The United Nations Climate Change Conference COP27 closed today with a breakthrough agreement to provide “loss and damage” funding for vulnerable countries hit hard by climate disasters.

COP27 closes with no action on fossil fuels

Image credit: United Nations Climate Change/ Kiara Worth

Global leaders pledged to create a “loss and damage fund” to help poorer nations tackle climate change, but were unable to reach an agreement to phase out fossil fuels.

The COP27 UN climate summit in Egypt closed with a historic deal, in which negotiators from nearly 200 countries agreed to set up a “loss and damage” fund meant to help vulnerable countries cope with climate disasters and agreed the globe needs to cut greenhouse gas emissions nearly in half by 2030.

The pledge would end almost 30 years of waiting by nations facing huge climate impacts, despite their much smaller contributions to global warming. 

However, many have considered the conference a missed opportunity, as it failed to set a strategy for the phasing out of fossil fuels, allowing emissions-causing hydrocarbons to remain embedded in the global economy.

“We joined with many parties to propose a number of measures that would have contributed to this emissions-peaking before 2025, as the science tells us is necessary.
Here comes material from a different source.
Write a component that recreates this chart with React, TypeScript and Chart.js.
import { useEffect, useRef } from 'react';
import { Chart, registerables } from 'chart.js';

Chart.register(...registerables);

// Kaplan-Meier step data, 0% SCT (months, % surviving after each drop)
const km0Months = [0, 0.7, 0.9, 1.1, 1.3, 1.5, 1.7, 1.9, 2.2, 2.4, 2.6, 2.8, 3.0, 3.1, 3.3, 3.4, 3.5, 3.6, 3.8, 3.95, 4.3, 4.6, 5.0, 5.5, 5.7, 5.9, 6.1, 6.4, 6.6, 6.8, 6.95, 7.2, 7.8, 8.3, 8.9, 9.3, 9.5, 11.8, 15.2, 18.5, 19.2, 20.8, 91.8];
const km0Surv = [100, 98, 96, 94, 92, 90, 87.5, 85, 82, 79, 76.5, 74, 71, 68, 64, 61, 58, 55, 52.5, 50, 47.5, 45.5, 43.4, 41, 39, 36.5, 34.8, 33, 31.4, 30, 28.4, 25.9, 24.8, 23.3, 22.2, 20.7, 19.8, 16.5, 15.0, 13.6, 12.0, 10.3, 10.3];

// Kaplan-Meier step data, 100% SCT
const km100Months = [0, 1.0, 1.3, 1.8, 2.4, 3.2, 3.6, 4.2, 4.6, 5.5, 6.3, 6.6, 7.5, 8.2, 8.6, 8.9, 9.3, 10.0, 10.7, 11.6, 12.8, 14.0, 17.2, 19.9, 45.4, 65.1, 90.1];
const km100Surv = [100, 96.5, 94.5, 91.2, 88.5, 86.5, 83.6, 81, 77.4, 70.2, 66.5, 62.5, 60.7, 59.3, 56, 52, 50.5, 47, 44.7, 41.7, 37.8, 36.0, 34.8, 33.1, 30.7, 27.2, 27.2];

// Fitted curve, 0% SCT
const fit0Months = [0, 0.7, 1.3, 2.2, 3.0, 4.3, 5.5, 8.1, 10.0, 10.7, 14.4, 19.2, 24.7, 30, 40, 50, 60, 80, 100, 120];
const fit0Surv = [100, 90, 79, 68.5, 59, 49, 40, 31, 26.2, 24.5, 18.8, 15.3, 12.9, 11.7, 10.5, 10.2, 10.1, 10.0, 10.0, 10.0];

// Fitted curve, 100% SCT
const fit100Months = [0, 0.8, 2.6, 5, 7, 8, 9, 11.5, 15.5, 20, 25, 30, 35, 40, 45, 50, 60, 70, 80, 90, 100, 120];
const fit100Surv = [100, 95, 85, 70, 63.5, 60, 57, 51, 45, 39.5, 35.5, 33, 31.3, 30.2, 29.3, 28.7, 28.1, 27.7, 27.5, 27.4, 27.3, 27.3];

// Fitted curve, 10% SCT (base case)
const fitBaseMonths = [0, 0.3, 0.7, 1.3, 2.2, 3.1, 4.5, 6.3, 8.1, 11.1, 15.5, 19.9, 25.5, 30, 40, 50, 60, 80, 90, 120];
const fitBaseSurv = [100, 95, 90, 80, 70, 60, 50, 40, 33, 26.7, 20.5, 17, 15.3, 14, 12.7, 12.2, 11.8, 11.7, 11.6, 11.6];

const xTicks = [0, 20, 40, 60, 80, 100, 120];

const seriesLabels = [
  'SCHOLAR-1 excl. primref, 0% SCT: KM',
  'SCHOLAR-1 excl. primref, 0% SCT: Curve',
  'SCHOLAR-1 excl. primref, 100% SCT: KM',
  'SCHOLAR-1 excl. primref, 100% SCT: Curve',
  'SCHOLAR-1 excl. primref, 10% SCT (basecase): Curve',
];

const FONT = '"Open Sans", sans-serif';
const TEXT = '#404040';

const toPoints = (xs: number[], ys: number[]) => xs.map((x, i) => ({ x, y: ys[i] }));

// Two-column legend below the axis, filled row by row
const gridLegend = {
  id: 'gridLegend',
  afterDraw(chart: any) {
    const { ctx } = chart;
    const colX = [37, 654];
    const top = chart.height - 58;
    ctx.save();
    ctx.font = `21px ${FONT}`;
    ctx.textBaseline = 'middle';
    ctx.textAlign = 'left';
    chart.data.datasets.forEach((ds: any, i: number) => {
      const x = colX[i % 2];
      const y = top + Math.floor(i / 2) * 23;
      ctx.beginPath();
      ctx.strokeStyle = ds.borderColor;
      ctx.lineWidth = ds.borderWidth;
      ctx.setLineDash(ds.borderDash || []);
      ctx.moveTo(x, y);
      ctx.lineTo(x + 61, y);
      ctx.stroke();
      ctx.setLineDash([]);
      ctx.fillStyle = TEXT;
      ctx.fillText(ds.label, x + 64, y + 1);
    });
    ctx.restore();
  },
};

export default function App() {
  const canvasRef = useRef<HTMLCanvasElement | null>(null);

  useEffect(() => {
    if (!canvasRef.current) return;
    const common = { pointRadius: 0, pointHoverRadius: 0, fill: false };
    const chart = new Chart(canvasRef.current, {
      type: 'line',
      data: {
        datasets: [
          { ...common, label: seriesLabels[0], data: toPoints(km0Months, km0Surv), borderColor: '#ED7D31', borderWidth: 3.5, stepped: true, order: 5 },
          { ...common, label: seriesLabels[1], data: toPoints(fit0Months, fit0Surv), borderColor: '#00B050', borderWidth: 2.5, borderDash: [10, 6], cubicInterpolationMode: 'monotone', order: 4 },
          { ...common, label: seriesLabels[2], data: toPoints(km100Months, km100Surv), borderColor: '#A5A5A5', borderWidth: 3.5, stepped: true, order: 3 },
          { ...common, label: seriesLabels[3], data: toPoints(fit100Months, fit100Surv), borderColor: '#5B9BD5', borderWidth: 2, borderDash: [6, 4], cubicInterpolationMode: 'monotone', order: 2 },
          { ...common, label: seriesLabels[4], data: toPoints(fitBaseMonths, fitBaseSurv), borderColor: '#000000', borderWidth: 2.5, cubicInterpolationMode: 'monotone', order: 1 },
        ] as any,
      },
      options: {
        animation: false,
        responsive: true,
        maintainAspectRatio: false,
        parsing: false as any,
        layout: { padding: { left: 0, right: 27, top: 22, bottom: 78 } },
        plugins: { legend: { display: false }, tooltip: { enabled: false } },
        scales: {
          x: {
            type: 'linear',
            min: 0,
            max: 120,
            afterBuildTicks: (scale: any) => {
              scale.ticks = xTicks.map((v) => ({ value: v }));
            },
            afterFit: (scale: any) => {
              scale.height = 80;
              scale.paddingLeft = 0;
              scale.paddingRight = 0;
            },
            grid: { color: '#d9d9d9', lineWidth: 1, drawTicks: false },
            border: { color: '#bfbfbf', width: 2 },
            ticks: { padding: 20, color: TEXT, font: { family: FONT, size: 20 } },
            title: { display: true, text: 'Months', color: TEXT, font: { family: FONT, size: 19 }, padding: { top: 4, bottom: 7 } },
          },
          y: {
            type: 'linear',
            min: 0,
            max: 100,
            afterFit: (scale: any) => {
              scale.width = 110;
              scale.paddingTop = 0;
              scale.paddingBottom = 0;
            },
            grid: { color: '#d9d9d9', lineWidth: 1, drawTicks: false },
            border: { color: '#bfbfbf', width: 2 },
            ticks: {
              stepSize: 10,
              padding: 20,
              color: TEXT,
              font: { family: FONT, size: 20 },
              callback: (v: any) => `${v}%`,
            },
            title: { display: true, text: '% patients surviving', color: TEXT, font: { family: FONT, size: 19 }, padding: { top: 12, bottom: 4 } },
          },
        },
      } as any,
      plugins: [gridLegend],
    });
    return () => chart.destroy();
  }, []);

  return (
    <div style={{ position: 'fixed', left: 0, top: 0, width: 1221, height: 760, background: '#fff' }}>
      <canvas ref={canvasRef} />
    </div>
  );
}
Not in this text,” said Alok Sharma, president of the previous COP summit in Glasgow.

This year's talks in Sharm el-Sheikh, Egypt, came close to collapse, and overran by two days, as some oil-producing nations were accused of "stonewalling" a key proposal to phase out all fossil fuels that had the support of 80 nations. 

The final agreement has maintained the global goal of limiting warming to 1.5ºC, but did not go beyond it, despite the Egyptian presidency's push for the inclusion of a looser goal of 2ºC.
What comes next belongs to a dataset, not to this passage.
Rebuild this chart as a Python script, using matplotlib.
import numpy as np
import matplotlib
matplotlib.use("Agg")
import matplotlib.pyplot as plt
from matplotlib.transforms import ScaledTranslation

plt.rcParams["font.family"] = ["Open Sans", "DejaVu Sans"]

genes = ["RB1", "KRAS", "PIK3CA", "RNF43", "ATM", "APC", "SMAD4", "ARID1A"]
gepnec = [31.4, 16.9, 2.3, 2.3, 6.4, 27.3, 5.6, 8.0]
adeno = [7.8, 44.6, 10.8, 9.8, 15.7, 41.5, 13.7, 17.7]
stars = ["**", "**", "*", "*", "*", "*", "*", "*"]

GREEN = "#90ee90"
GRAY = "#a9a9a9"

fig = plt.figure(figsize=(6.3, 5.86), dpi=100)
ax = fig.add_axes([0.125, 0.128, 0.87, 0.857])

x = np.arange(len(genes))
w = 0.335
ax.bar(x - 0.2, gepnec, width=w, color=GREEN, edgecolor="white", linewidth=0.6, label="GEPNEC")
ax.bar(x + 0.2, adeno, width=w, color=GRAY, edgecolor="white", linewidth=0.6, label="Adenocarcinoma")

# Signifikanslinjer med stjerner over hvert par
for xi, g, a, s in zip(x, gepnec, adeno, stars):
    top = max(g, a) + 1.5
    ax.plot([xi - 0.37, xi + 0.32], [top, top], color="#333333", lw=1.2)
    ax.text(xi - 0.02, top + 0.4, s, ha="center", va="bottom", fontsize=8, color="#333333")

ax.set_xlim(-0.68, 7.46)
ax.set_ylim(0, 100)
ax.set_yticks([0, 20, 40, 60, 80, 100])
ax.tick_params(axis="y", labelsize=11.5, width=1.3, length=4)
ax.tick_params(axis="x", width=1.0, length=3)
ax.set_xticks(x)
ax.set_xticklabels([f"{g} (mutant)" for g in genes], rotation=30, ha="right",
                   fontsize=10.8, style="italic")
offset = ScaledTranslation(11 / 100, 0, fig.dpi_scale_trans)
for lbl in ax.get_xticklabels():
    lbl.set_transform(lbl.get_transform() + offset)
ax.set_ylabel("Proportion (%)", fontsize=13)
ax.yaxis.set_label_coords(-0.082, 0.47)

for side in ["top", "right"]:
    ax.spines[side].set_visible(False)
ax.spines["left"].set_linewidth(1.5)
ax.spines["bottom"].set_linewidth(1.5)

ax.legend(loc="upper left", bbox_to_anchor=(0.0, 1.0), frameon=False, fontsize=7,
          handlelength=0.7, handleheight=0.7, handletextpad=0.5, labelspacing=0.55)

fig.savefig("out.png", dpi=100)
The text does not expand on last year’s call to phase out global use of “unabated coal” to include oil and natural gas -  something countries such as India had requested - and even featured a veiled reference to the benefits of natural gas as low-emission energy. 

“Clear follow-through on the phasedown of coal. Not in this text. A clear commitment to phase out all fossil fuels. Not in this text. And the energy text weakened in the final minutes,” Sharma added, as he warned that the 1.5°C ambition is “on life support”. 

The lack of a clear path to curb carbon emissions has disappointed many campaigners and polititians, including the European Union’s climate chief Frans Timmermans and Germany’s foreign minister Annalena Baerbock. 

“What we have in front of us is not enough of a step forward for people and planet,” Timmermans told his fellow negotiators. “We should have done much more.”

Baerbock added in a statement: “It is more than frustrating to see overdue steps on mitigation and the phase-out of fossil energies being stonewalled by a number of large emitters and oil producers."

UK prime minister Rishi Sunak, who attended the global climate summit earlier this month after initially deciding not to attend, said in a brief statement: “I welcome the progress made at COP27, but there can be no time for complacency.

“Keeping the 1.5° commitment alive is vital to the future of our planet. More must be done.”

The summit began two weeks ago with powerful statements from vulnerable nations, including the Tuvalu foreign minister's announcement that the island nation plans to recreate itself in the metaverse before it disappears beneath the ocean, and the Bahamian prime minister's clams that they "will not give up" in the fight against climate change. 

"The alternative consigns us to a watery grave," Bahamas’ prime minister Philip Davis said.

However, as days passed, nations and groups including the UK, EU and New Zealand grew increasingly unhappy with the lack of compromises on an overall temperature goal; on emissions cuts, and on the desire to target all fossil fuels for phasedown.

New Zealand's climate minister told BBC News that there were "strong attempts by the petrol states to roll back" on agreements, but that developed countries "held the line" in spite of a dramatic threat of an EU walkout. 

“The world will not thank us when they hear only excuses tomorrow,” the EU’s Timmermans said. “This is the make-or-break decade, but what we have in front of us is not enough of a step forward.”

Katie White, executive director of advocacy and campaigns at WWF, said: “While a deal on loss and damage finance is a positive step, it risks becoming a down payment on disaster unless emissions are urgently cut in line with the 1.5°C goal.”

If the world continues with current levels of emissions, there is a 50 per cent chance that global temperature rises will hit 1.5°C – the threshold imposed by the Paris Climate Agreement – in only nine years, according to a warning from Global Carbon project scientists ahead of the COP27 summit. 

Given the report’s findings, scientists have warned that emissions would have to fall at rates comparable to 2020 every year to keep temperature rises to 1.5°C in the long term. 

Last month, the Lancet Countdown, an annual report tracking climate change and the impact it has on global human health, said that climate change is exacerbating food insecurity; health impacts from extreme heat; the risk of infectious disease outbreaks, and life-threatening extreme weather events.